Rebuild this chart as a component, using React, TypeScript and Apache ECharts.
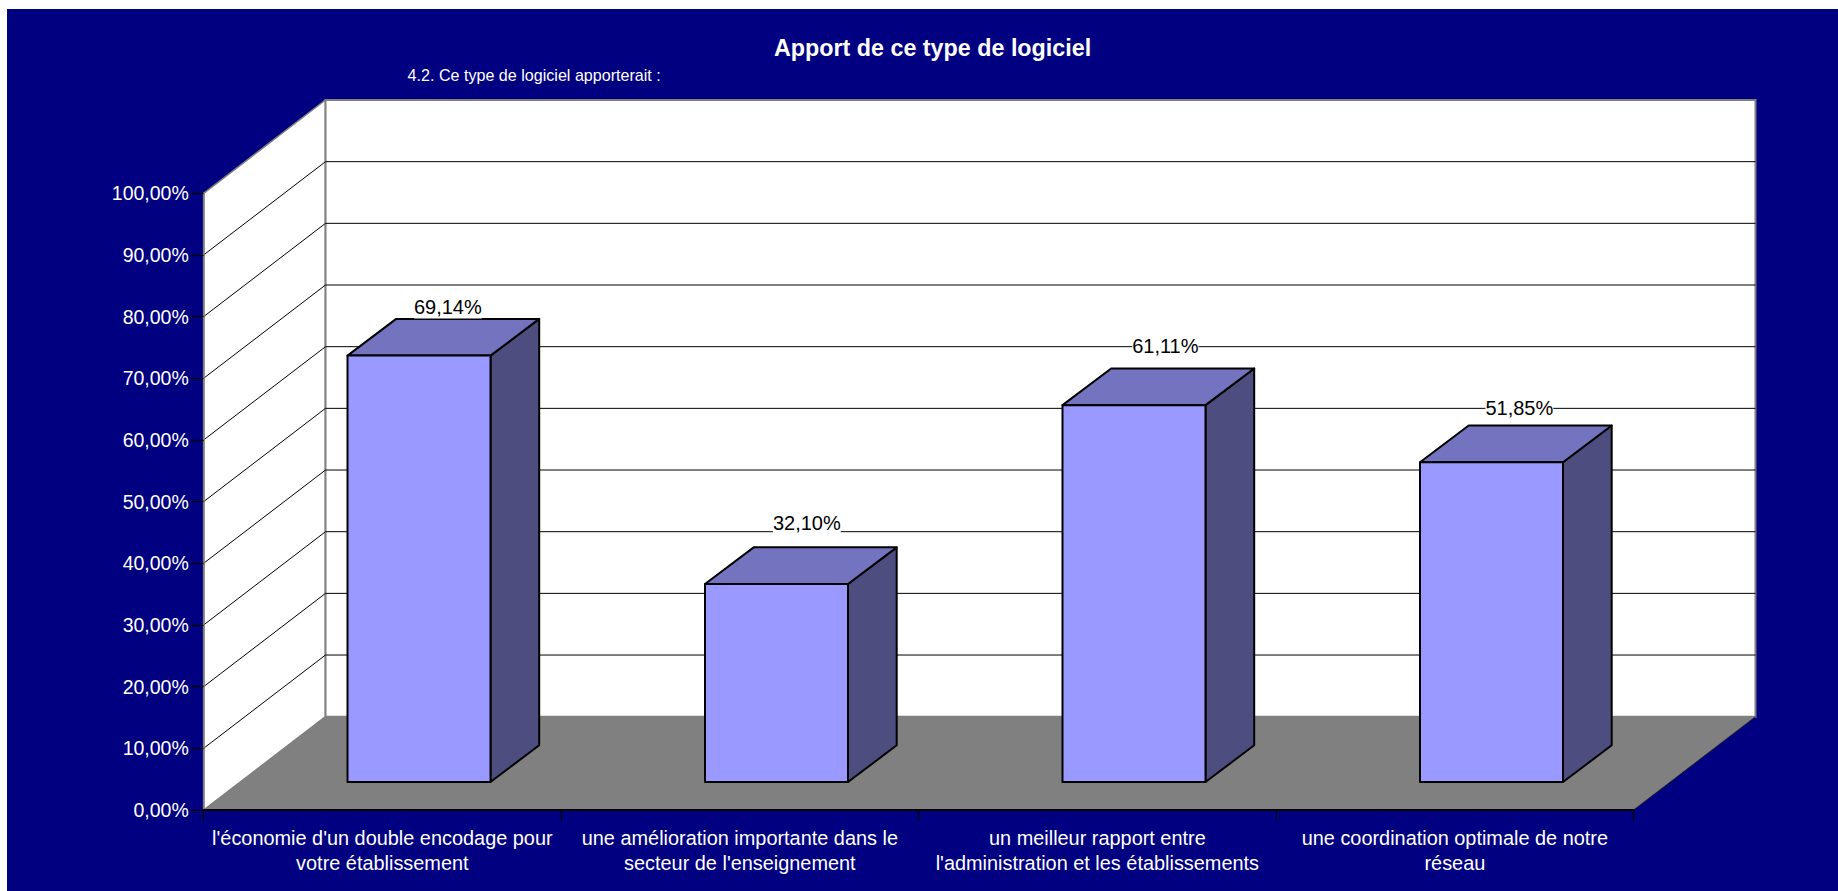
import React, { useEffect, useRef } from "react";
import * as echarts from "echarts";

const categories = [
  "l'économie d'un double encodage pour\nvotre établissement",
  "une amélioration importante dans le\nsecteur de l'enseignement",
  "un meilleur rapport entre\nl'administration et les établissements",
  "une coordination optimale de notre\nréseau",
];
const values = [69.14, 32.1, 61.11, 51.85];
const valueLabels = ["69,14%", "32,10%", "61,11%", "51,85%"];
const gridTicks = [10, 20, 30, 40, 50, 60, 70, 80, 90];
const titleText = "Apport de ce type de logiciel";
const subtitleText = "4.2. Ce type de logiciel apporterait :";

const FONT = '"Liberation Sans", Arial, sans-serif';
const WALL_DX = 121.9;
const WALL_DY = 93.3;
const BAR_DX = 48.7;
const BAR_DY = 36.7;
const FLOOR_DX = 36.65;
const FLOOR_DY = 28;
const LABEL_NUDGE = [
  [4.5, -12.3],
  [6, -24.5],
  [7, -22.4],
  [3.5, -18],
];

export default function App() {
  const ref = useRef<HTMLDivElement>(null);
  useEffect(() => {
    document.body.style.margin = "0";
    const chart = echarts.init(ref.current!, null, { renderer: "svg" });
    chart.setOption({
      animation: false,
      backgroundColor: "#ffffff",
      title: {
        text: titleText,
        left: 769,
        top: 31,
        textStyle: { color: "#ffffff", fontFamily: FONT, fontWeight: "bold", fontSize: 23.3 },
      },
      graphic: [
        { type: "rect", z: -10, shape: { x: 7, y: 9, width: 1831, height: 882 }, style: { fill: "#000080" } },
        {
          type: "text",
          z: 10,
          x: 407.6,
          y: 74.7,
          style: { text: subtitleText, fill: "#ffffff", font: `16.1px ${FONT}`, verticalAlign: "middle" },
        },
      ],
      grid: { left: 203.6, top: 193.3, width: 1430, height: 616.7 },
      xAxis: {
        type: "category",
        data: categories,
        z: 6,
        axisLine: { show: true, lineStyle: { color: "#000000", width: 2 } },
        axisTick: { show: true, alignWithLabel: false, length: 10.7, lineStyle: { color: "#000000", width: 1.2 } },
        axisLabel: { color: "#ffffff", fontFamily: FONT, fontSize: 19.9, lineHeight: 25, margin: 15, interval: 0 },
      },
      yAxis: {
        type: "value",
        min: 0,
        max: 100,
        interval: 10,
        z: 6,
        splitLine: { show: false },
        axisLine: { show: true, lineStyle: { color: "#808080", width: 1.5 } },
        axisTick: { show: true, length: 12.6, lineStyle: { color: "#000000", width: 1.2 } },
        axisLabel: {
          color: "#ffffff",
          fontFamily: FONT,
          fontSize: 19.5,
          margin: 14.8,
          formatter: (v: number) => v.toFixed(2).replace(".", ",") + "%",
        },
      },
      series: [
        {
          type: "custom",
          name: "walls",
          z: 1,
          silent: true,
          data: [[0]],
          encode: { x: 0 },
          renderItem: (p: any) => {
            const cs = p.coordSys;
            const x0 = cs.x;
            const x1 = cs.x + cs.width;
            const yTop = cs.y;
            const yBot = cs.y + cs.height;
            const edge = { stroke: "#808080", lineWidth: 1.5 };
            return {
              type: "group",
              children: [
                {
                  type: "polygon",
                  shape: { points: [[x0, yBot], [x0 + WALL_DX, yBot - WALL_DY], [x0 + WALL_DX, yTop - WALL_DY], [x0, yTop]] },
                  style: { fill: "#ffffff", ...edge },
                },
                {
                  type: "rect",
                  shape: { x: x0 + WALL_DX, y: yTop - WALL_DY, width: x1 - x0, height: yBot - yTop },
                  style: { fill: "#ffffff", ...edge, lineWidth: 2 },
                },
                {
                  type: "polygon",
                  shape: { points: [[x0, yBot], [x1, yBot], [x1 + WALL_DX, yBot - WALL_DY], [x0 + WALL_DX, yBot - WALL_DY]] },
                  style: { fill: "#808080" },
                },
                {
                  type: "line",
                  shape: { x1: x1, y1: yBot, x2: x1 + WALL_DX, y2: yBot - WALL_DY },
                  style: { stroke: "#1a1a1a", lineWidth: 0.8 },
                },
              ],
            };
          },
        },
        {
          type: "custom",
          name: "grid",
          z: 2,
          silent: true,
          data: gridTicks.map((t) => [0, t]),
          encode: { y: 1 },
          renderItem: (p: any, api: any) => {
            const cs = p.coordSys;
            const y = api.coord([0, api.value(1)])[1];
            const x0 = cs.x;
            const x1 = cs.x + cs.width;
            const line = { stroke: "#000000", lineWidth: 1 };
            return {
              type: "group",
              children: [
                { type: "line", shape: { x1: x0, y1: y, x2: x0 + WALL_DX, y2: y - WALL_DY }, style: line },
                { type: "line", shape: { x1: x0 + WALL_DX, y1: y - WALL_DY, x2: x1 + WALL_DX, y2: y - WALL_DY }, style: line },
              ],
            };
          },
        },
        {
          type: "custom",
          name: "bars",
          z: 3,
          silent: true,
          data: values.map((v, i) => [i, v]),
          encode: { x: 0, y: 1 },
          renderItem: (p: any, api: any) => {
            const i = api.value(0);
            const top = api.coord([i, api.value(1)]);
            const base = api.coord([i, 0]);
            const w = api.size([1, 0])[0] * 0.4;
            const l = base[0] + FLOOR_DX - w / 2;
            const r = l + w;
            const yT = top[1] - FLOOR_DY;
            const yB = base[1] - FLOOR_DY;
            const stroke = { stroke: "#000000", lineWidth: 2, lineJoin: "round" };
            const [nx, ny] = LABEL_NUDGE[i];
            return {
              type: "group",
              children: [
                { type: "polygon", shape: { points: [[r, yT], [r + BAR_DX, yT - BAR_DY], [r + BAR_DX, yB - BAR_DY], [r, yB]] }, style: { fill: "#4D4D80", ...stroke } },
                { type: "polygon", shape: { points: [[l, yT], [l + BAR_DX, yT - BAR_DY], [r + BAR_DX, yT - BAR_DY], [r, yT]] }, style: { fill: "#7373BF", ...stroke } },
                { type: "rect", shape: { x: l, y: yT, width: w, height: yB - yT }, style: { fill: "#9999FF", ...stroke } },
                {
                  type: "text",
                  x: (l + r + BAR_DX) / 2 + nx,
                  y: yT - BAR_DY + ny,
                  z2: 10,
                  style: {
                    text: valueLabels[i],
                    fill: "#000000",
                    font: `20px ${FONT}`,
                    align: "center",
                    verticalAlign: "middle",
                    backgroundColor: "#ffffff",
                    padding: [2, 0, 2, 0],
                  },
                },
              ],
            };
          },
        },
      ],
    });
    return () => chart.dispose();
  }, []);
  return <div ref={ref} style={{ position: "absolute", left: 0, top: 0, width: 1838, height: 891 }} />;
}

──────────

» **What you are asked to do**
Leave out the pictures and restate, word for word, the lines from the top of the data through the line containing "import * as", both included.

» **Answer for the task**
Rebuild this chart as a component, using React, TypeScript and Apache ECharts.
import React, { useEffect, useRef } from "react";
import * as echarts from "echarts";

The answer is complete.